The loss of innocence - or the absence of innocence - seems the dominant theme in the book, repeated and reworked in countless ways from the death of David Kelly to the crushing of a faded singer's hopes of a comeback via a celebrities-in-the-jungle show to a friendship between two young women destroyed by a misunderstanding over Snapchat.
Those two women form the core of the book: one of them, Rachel, is seen at the beginning with her brother. She about to suffer a disillusionment even then. Rachel then appears as the force behind the story, writing down what has happened to her in order to make sense of it, before her friend Laura is introduced. With digressions to bring Rachel's friend Alison and her mum Val (the ex-singer) and Rachel's university tutor (Laura) the book moves through a variety of narrators and forms. There are emails, newspaper articles and a section that seems to be imitating a sub Sherlock Holmes detective story - until either Coe tires of that game or his excellent writing reasserts itself and banishes the pastiche. All this is unified by the constant recurrence of the number 11 (as a house number, on a a bus, the lowest level of a basement extension, a table number at an awards dinner...)
Without that thread, one might begin to regard this as a series of linked short stories rather than a single novel, albeit a series with many characters in common. Indeed Coe is almost wasteful in the way he drops characters and situations. I'd like to have learned more about some of them: there could be a whole book in Laura's life, perhaps, or that of her husband Roger with his obsessive hunt for that film, The Crystal Garden (let alone the Mad Bird Woman of Beverley or the Chinese immigrant Lu). Perhaps Coe will write some of these books - he does seem to have a habit of picking things up again (as Number 11 itself shows).
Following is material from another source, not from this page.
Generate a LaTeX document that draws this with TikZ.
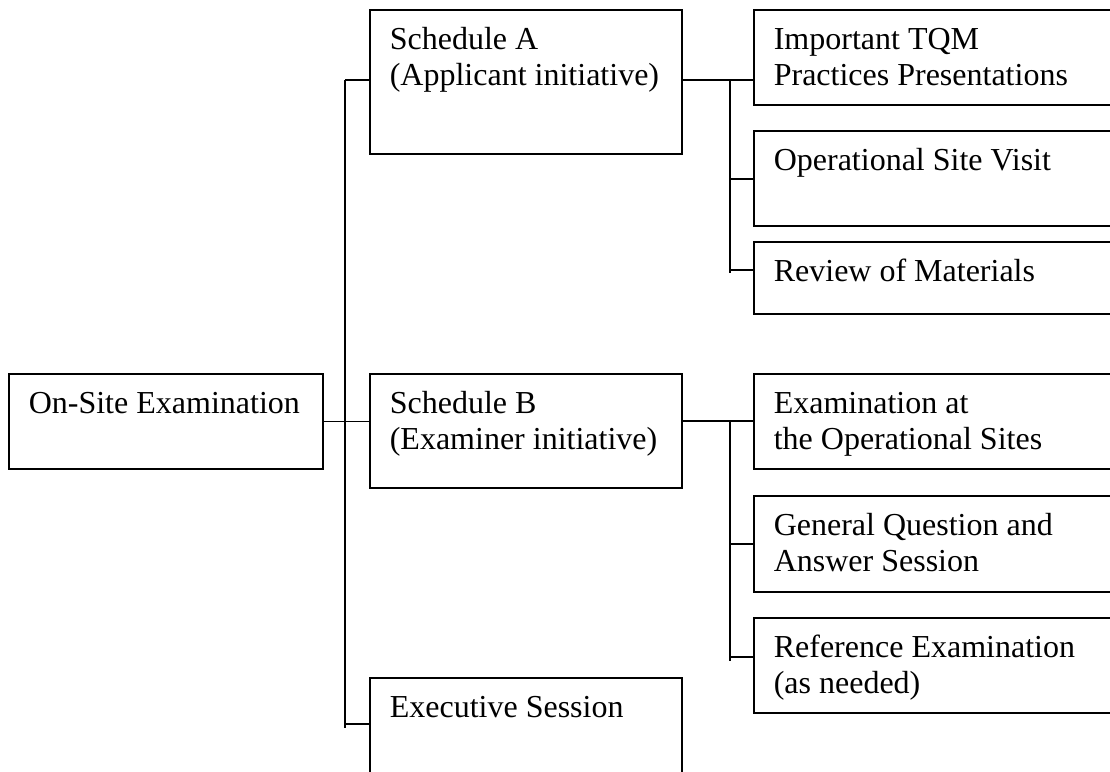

However the sheer heterogeneity of the book does make it very hard to come to an overall judgement. I think perhaps the most apposite verdict would be that of Miss Jean Brodie: for those that like this sort of thing, this is the sort of thing they like.
For my part I loved it and after a slow start in the first part of the first section, ended up reading it in longer and longer chunks, finally enthralled by the ending (though I'm still not sure what actually happened). Others perhaps will stick to the verdict Coe cites in that essay: "It's become a matter of honour for most reviewers in this country (and many readers) to remind me as often as possible that What a Carve Up! is my best novel...."
Right, I'm off now to read What a Carve Up! and see what the fuss was about.